Quote, verbatim, all material below, without pictures.
+ + + + + + +
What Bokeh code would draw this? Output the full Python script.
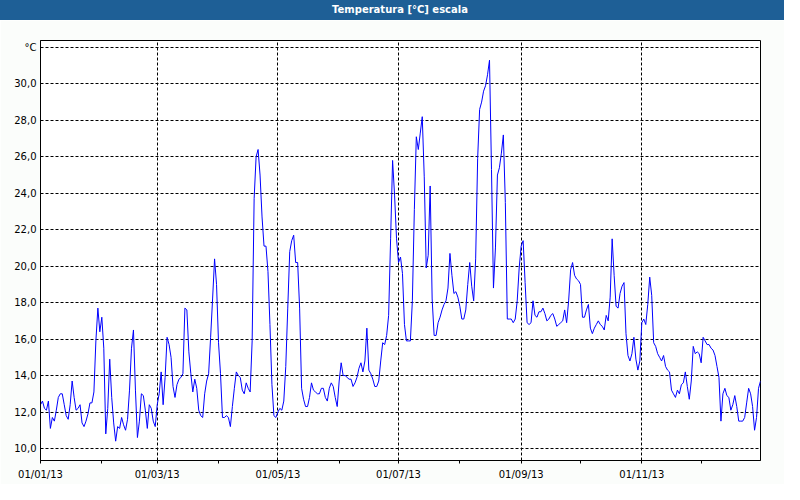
import numpy as np
import pandas as pd
from bokeh.plotting import figure
from bokeh.models import FixedTicker, Range1d, Div
from bokeh.layouts import column
from bokeh.embed import file_html
from bokeh.resources import INLINE

# Daily temperatures (°C), 2013
jan = [12.4, 12.6, 12.2, 12.1, 12.6, 11.1, 11.7, 11.5, 12.1, 12.8, 13.0, 13.0, 12.4, 11.8, 11.6, 12.4,
       13.7, 12.8, 12.1, 12.2, 12.4, 11.4, 11.2, 11.5, 11.9, 12.5, 12.5, 13.1, 15.9, 17.7, 16.4]
feb = [17.2, 15.5, 10.8, 12.2, 14.9, 12.8, 11.4, 10.4, 11.2, 11.1, 11.7, 11.3, 11.0, 11.6, 13.2, 15.5,
       16.5, 13.2, 10.6, 11.5, 13.0, 12.9, 12.1, 11.1, 12.4, 12.2, 11.5, 11.2]
mar = [12.4, 13.0, 14.2, 12.4, 13.9, 16.1, 15.7, 15.0, 13.4, 12.8, 13.5, 13.8, 13.9, 14.1, 17.7, 17.6,
       15.3, 14.1, 13.1, 13.8, 13.3, 12.1, 11.8, 11.7, 13.0, 13.7, 14.1, 16.1, 18.2, 20.4, 19.0]
apr = [15.8, 14.1, 11.7, 11.7, 11.8, 11.7, 11.2, 12.3, 13.3, 14.2, 14.0, 13.9, 13.2, 13.0, 13.6, 13.3,
       13.1, 15.9, 23.7, 26.0, 26.4, 25.0, 22.7, 21.1, 21.1, 19.7, 16.8, 13.5, 11.8, 11.7]
may = [12.0, 12.2, 12.1, 12.6, 14.5, 17.7, 20.8, 21.4, 21.7, 20.2, 20.2, 17.7, 13.3, 12.7, 12.3, 12.3,
       12.8, 13.6, 13.2, 13.1, 13.0, 13.0, 13.3, 13.3, 12.8, 12.6, 13.3, 13.6, 13.4, 12.8, 12.3]
jun = [13.7, 14.7, 14.0, 14.0, 13.9, 13.8, 13.8, 13.4, 13.6, 13.9, 14.4, 14.7, 14.2, 14.8, 16.6, 14.3,
       14.1, 13.8, 13.4, 13.4, 13.7, 14.8, 15.8, 15.7, 16.2, 17.3, 21.5, 25.8, 23.9, 21.5]
jul = [20.2, 20.5, 19.6, 16.8, 15.9, 15.9, 15.9, 18.1, 23.1, 27.1, 26.4, 27.3, 28.2, 24.9, 19.9, 20.6,
       24.4, 18.2, 16.2, 16.2, 16.9, 17.2, 17.6, 17.9, 18.1, 18.8, 20.7, 19.5, 18.5, 18.6, 18.3]
aug = [17.8, 17.1, 17.1, 17.6, 19.0, 20.2, 18.9, 18.1, 20.4, 25.9, 28.6, 29.0, 29.6, 29.9, 30.5, 31.3,
       25.3, 18.8, 21.0, 25.0, 25.4, 26.2, 27.2, 23.5, 17.1, 17.1, 17.1, 16.9, 17.1, 18.1, 19.9]
sep = [21.1, 21.4, 19.1, 16.9, 16.8, 16.9, 18.1, 17.3, 17.2, 17.5, 17.5, 17.7, 17.4, 17.0, 17.1, 17.3,
       17.4, 17.1, 16.7, 16.8, 16.9, 17.0, 17.6, 16.9, 18.1, 19.8, 20.2, 19.5, 19.3, 19.2]
oct_ = [19.0, 17.2, 17.2, 17.6, 17.9, 16.6, 16.3, 16.6, 16.8, 17.0, 16.8, 16.7, 16.5, 17.3, 17.0, 18.3,
        21.5, 19.5, 17.8, 17.7, 18.5, 18.9, 19.1, 16.3, 15.1, 14.8, 15.2, 16.1, 14.9, 14.3, 14.8]
nov = [16.9, 17.1, 16.8, 17.9, 19.4, 18.4, 15.8, 15.6, 15.2, 15.0, 14.8, 15.1, 14.5, 14.3, 14.2, 13.2,
       13.0, 12.8, 13.2, 13.0, 13.5, 13.6, 14.2, 13.4, 12.7, 13.7, 15.6, 15.2, 15.3, 15.2]
dec = [14.7, 16.1, 15.9, 15.7, 15.7, 15.5, 15.4, 15.1, 14.5, 13.9, 11.5, 13.0, 13.3, 12.9, 12.8, 12.1,
       12.4, 12.9, 12.3, 11.5, 11.5, 11.5, 11.7, 12.5, 13.3, 13.0, 12.3, 11.0, 11.7, 13.3, 13.7]

y_ticks = [10, 12, 14, 16, 18, 20, 22, 24, 26, 28, 30, 32]
y_labels = ["10,0", "12,0", "14,0", "16,0", "18,0", "20,0", "22,0", "24,0", "26,0", "28,0", "30,0", "°C"]
title_text = "Temperatura [°C] escala"

temps = jan + feb + mar + apr + may + jun + jul + aug + sep + oct_ + nov + dec
dates = pd.date_range("2013-01-01", periods=len(temps), freq="D")
x = np.arange(len(temps))

month_starts = [int(i) for i, d in enumerate(dates) if d.day == 1]
month_labels = [dates[i].strftime("%d/%m/%y") for i in month_starts]

FONT = "DejaVu Sans"

p = figure(width=784, height=464, output_backend="svg", toolbar_location=None,
           x_range=Range1d(0, len(temps) - 1), y_range=Range1d(9.34, 32.38),
           min_border_left=40, min_border_right=24, min_border_top=20, min_border_bottom=24)
p.background_fill_color = "white"
p.border_fill_color = "#fbfdfb"
p.outline_line_color = "black"
p.outline_line_width = 1

p.line(x, temps, line_color="#0000ff", line_width=1)

# x axis
p.xaxis.ticker = FixedTicker(ticks=month_starts)
p.xaxis.major_label_overrides = {ms: (lab if k % 2 == 0 else "")
                                 for k, (ms, lab) in enumerate(zip(month_starts, month_labels))}
p.xaxis.major_tick_out = 3
p.xaxis.major_tick_in = 0
p.xaxis.minor_tick_line_color = None
p.xaxis.major_label_standoff = 5
p.xgrid.ticker = FixedTicker(ticks=month_starts[::2])

# y axis
p.yaxis.ticker = FixedTicker(ticks=y_ticks)
p.yaxis.major_label_overrides = dict(zip(y_ticks, y_labels))
p.yaxis.major_tick_out = 0
p.yaxis.major_tick_in = 0
p.yaxis.minor_tick_line_color = None
p.yaxis.major_label_standoff = 4

for ax in (p.xaxis, p.yaxis):
    ax.axis_line_color = "black"
    ax.major_tick_line_color = "black"
    ax.major_label_text_font = FONT
    ax.major_label_text_font_size = "10px"
    ax.major_label_text_color = "black"

for g in (p.xgrid, p.ygrid):
    g.grid_line_color = "black"
    g.grid_line_dash = "3 2"
    g.grid_line_width = 1

header = Div(text=title_text, width=784, height=20, margin=0,
             styles={"background-color": "#1e5f96", "color": "white", "text-align": "center",
                     "font-family": FONT, "font-size": "10px", "font-weight": "bold",
                     "line-height": "20px", "padding-left": "16px", "box-sizing": "border-box"})

layout = column(header, p, spacing=0)
open("out.html", "w").write(file_html(layout, INLINE))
+ + + + + + +
__Answer for the task__:
What Bokeh code would draw this? Output the full Python script.
import numpy as np
import pandas as pd
from bokeh.plotting import figure
from bokeh.models import FixedTicker, Range1d, Div
from bokeh.layouts import column
from bokeh.embed import file_html
from bokeh.resources import INLINE

# Daily temperatures (°C), 2013
jan = [12.4, 12.6, 12.2, 12.1, 12.6, 11.1, 11.7, 11.5, 12.1, 12.8, 13.0, 13.0, 12.4, 11.8, 11.6, 12.4,
       13.7, 12.8, 12.1, 12.2, 12.4, 11.4, 11.2, 11.5, 11.9, 12.5, 12.5, 13.1, 15.9, 17.7, 16.4]
feb = [17.2, 15.5, 10.8, 12.2, 14.9, 12.8, 11.4, 10.4, 11.2, 11.1, 11.7, 11.3, 11.0, 11.6, 13.2, 15.5,
       16.5, 13.2, 10.6, 11.5, 13.0, 12.9, 12.1, 11.1, 12.4, 12.2, 11.5, 11.2]
mar = [12.4, 13.0, 14.2, 12.4, 13.9, 16.1, 15.7, 15.0, 13.4, 12.8, 13.5, 13.8, 13.9, 14.1, 17.7, 17.6,
       15.3, 14.1, 13.1, 13.8, 13.3, 12.1, 11.8, 11.7, 13.0, 13.7, 14.1, 16.1, 18.2, 20.4, 19.0]
apr = [15.8, 14.1, 11.7, 11.7, 11.8, 11.7, 11.2, 12.3, 13.3, 14.2, 14.0, 13.9, 13.2, 13.0, 13.6, 13.3,
       13.1, 15.9, 23.7, 26.0, 26.4, 25.0, 22.7, 21.1, 21.1, 19.7, 16.8, 13.5, 11.8, 11.7]
may = [12.0, 12.2, 12.1, 12.6, 14.5, 17.7, 20.8, 21.4, 21.7, 20.2, 20.2, 17.7, 13.3, 12.7, 12.3, 12.3,
       12.8, 13.6, 13.2, 13.1, 13.0, 13.0, 13.3, 13.3, 12.8, 12.6, 13.3, 13.6, 13.4, 12.8, 12.3]
jun = [13.7, 14.7, 14.0, 14.0, 13.9, 13.8, 13.8, 13.4, 13.6, 13.9, 14.4, 14.7, 14.2, 14.8, 16.6, 14.3,
       14.1, 13.8, 13.4, 13.4, 13.7, 14.8, 15.8, 15.7, 16.2, 17.3, 21.5, 25.8, 23.9, 21.5]
jul = [20.2, 20.5, 19.6, 16.8, 15.9, 15.9, 15.9, 18.1, 23.1, 27.1, 26.4, 27.3, 28.2, 24.9, 19.9, 20.6,
       24.4, 18.2, 16.2, 16.2, 16.9, 17.2, 17.6, 17.9, 18.1, 18.8, 20.7, 19.5, 18.5, 18.6, 18.3]
aug = [17.8, 17.1, 17.1, 17.6, 19.0, 20.2, 18.9, 18.1, 20.4, 25.9, 28.6, 29.0, 29.6, 29.9, 30.5, 31.3,
       25.3, 18.8, 21.0, 25.0, 25.4, 26.2, 27.2, 23.5, 17.1, 17.1, 17.1, 16.9, 17.1, 18.1, 19.9]
sep = [21.1, 21.4, 19.1, 16.9, 16.8, 16.9, 18.1, 17.3, 17.2, 17.5, 17.5, 17.7, 17.4, 17.0, 17.1, 17.3,
       17.4, 17.1, 16.7, 16.8, 16.9, 17.0, 17.6, 16.9, 18.1, 19.8, 20.2, 19.5, 19.3, 19.2]
oct_ = [19.0, 17.2, 17.2, 17.6, 17.9, 16.6, 16.3, 16.6, 16.8, 17.0, 16.8, 16.7, 16.5, 17.3, 17.0, 18.3,
        21.5, 19.5, 17.8, 17.7, 18.5, 18.9, 19.1, 16.3, 15.1, 14.8, 15.2, 16.1, 14.9, 14.3, 14.8]
nov = [16.9, 17.1, 16.8, 17.9, 19.4, 18.4, 15.8, 15.6, 15.2, 15.0, 14.8, 15.1, 14.5, 14.3, 14.2, 13.2,
       13.0, 12.8, 13.2, 13.0, 13.5, 13.6, 14.2, 13.4, 12.7, 13.7, 15.6, 15.2, 15.3, 15.2]
dec = [14.7, 16.1, 15.9, 15.7, 15.7, 15.5, 15.4, 15.1, 14.5, 13.9, 11.5, 13.0, 13.3, 12.9, 12.8, 12.1,
       12.4, 12.9, 12.3, 11.5, 11.5, 11.5, 11.7, 12.5, 13.3, 13.0, 12.3, 11.0, 11.7, 13.3, 13.7]

y_ticks = [10, 12, 14, 16, 18, 20, 22, 24, 26, 28, 30, 32]
y_labels = ["10,0", "12,0", "14,0", "16,0", "18,0", "20,0", "22,0", "24,0", "26,0", "28,0", "30,0", "°C"]
title_text = "Temperatura [°C] escala"

temps = jan + feb + mar + apr + may + jun + jul + aug + sep + oct_ + nov + dec
dates = pd.date_range("2013-01-01", periods=len(temps), freq="D")
x = np.arange(len(temps))

month_starts = [int(i) for i, d in enumerate(dates) if d.day == 1]
month_labels = [dates[i].strftime("%d/%m/%y") for i in month_starts]

FONT = "DejaVu Sans"

p = figure(width=784, height=464, output_backend="svg", toolbar_location=None,
           x_range=Range1d(0, len(temps) - 1), y_range=Range1d(9.34, 32.38),
           min_border_left=40, min_border_right=24, min_border_top=20, min_border_bottom=24)
p.background_fill_color = "white"
p.border_fill_color = "#fbfdfb"
p.outline_line_color = "black"
p.outline_line_width = 1

p.line(x, temps, line_color="#0000ff", line_width=1)

# x axis
p.xaxis.ticker = FixedTicker(ticks=month_starts)
p.xaxis.major_label_overrides = {ms: (lab if k % 2 == 0 else "")
                                 for k, (ms, lab) in enumerate(zip(month_starts, month_labels))}
p.xaxis.major_tick_out = 3
p.xaxis.major_tick_in = 0
p.xaxis.minor_tick_line_color = None
p.xaxis.major_label_standoff = 5
p.xgrid.ticker = FixedTicker(ticks=month_starts[::2])

# y axis
p.yaxis.ticker = FixedTicker(ticks=y_ticks)
p.yaxis.major_label_overrides = dict(zip(y_ticks, y_labels))
p.yaxis.major_tick_out = 0
p.yaxis.major_tick_in = 0
p.yaxis.minor_tick_line_color = None
p.yaxis.major_label_standoff = 4

for ax in (p.xaxis, p.yaxis):
    ax.axis_line_color = "black"
    ax.major_tick_line_color = "black"
    ax.major_label_text_font = FONT
    ax.major_label_text_font_size = "10px"
    ax.major_label_text_color = "black"

for g in (p.xgrid, p.ygrid):
    g.grid_line_color = "black"
    g.grid_line_dash = "3 2"
    g.grid_line_width = 1

header = Div(text=title_text, width=784, height=20, margin=0,
             styles={"background-color": "#1e5f96", "color": "white", "text-align": "center",
                     "font-family": FONT, "font-size": "10px", "font-weight": "bold",
                     "line-height": "20px", "padding-left": "16px", "box-sizing": "border-box"})

layout = column(header, p, spacing=0)
open("out.html", "w").write(file_html(layout, INLINE))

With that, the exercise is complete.